顔のパーツにコンプレックスがある。
顎が割れてる、隔世遺伝のせいだ。会ったこともない祖父を少し恨んでいる。

だから私は整形している。

仲の良い友達と居ても、グッと口を閉じた笑い方にしていた

親にも言っていない。夫にも言っていないし、友人にも言っていない、私だけの秘密。
もしかしたら母親は気づいているのかもしれないけど、触れてこないからわざわざ言う必要も無いと思っている。

いじめられた訳ではないけど、イジられたり、陰で言われたりというのはあった。
中学の時は特にひどかったけど、他にも容姿で言われている子が沢山居たのが心の救い。
中学生ってなんであんなに顔や体型についてとやかく言うんだろう。自分のことは棚に上げて。

彼氏もできたし、人並みに学校生活は楽しんできた。
それでもやっぱり時折顎について言われることには慣れた試しがなかった。すごく惨めだったし、悲しくてつらくて、毎日鏡を見るたびに落ち込んでいた。
ラインがくっきりしてしまう、歯を見せた笑顔が作れなくて、仲の良い友達と居てもグッと口を閉じた笑い方にしていた。

ふざけ合いながらのラリー。大口開けて笑い転げた、一番好きな時間

中学当時のテニス部の練習は上手いペアから順にコートに入っていた。私は下から2、3番目だったから、“ハーフコート”と呼ばれるコート半面くらいの場所でラリーをしていた。
ハーフコートはいつも同じメンバー。部長や上手い子がいるコートから離れた場所にあったこともあり、真面目に練習するはずもなく、いつもふざけ合いながらラリーをしていた。
その時は本当に楽しくて、大口開けて笑い転げて、1日の中で一番好きな時間だった。

部活の友達とは手紙交換を沢山していて、勉強よりも手紙を書くことに熱中し、親にすごく怒られた。無駄に思われたかもしれないけど、私はその時間は全く無駄ではなかったと思うし、いまでも思い出として深く残っている。

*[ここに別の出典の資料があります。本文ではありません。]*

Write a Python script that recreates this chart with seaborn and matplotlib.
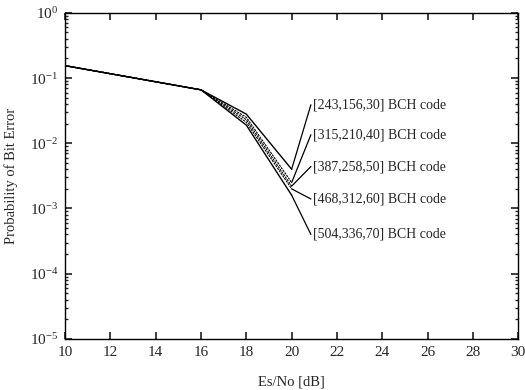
import matplotlib
matplotlib.use("Agg")
import matplotlib.pyplot as plt
import seaborn as sns
import pandas as pd
import numpy as np

es_no = [10, 16, 18, 20]
codes = ["[243,156,30] BCH code", "[315,210,40] BCH code", "[387,258,50] BCH code",
         "[468,312,60] BCH code", "[504,336,70] BCH code"]
ber_243 = [0.155, 0.066, 0.028, 0.0040]
ber_315 = [0.155, 0.066, 0.025, 0.0025]
ber_387 = [0.155, 0.066, 0.023, 0.0022]
ber_468 = [0.155, 0.066, 0.021, 0.0020]
ber_504 = [0.155, 0.066, 0.019, 0.0016]
series = [ber_243, ber_315, ber_387, ber_468, ber_504]

sns.set_theme(style="ticks")
plt.rcParams["font.family"] = ["Liberation Serif", "DejaVu Serif"]
plt.rcParams["mathtext.fontset"] = "custom"
plt.rcParams["mathtext.rm"] = "Liberation Serif"
plt.rcParams["mathtext.it"] = "Liberation Serif:italic"
plt.rcParams["mathtext.default"] = "rm"
plt.rcParams["axes.unicode_minus"] = False

rows = []
for c, vals in zip(codes, series):
    for x, v in zip(es_no, vals):
        rows.append({"EsNo": x, "BER": v, "code": c})
df = pd.DataFrame(rows)

fig = plt.figure(figsize=(5.25, 3.9), dpi=100)
ax = fig.add_axes([0.124, 0.131, 0.863, 0.836])

styles = {codes[0]: (None, 1.0), codes[1]: ((0, (2, 0.8)), 0.8), codes[2]: ((0, (2, 0.8)), 0.8),
          codes[3]: ((0, (2, 0.8)), 0.8), codes[4]: (None, 1.0)}
for c in codes:
    d = df[df["code"] == c]
    ls, lw = styles[c]
    sns.lineplot(data=d, x="EsNo", y="BER", ax=ax, color="black", lw=lw,
                 legend=False, estimator=None)
    if ls is not None:
        ax.lines[-1].set_linestyle(ls)

ax.set_yscale("log")
ax.set_xlim(10, 30)
ax.set_ylim(1e-5, 1)
ax.set_xticks(range(10, 31, 2))
ax.set_xlabel("Es/No [dB]", fontsize=10.5, labelpad=12)
ax.set_ylabel("Probability of Bit Error", fontsize=10.5, labelpad=8)
ax.tick_params(direction="in", which="both", top=True, right=True, labelsize=11)
ax.tick_params(which="major", length=5, pad=5)
ax.tick_params(which="minor", length=2.5)
for s in ax.spines.values():
    s.set_linewidth(1.0)
    s.set_color("black")

label_y = [0.039, 0.0135, 0.0044, 0.0014, 0.0004]
for c, vals, ly in zip(codes, series, label_y):
    ax.plot([es_no[-1], 20.85], [vals[-1], ly], color="black", lw=0.9)
    ax.text(20.95, ly, c, fontsize=10, va="center", ha="left")

fig.savefig("out.png", dpi=100)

ハーフコートの仲間に、とても可愛くて面白くて頭の良い友達がいた。もちろんその友達とも手紙のやりとりをしていた。
その子は性格も顔も良いので、僻みからか“ぶりっ子”と言われていたけれど、本当にそれは僻みに過ぎなくて、非の打ち所がない子だった。

まさかの返事。裏表のない友達の言葉は、いまでも心に残っている

私はその友達に手紙で「M子は可愛くて良いよね!羨ましいな、私は全然可愛くないから」と何気なく、本音で書いた。
その子の返事は、
「のんちゃんも笑った時、めちゃくちゃ可愛いよ!だから自信持って!本気で笑ってるときすごく可愛い」と書いてくれた。

まさかの返事に驚いたけど、裏表のない友達の言葉はいまでも心に残っている。

でもやっぱり自然な笑った顔に自信が持てなくて、整形をした。
整形をしても、昔言われたヒドい言葉は鮮明に思い出すし、絶対に消すことはできない。

それでも、M子、笑顔が可愛いって言ってくれてありがとう。
毎日鏡の前で口を結んで笑う練習をしていたけど、M子の手紙を読んで、その習慣はやめたよ。M子の前では自然な笑い方でいて良いんだと思ったから。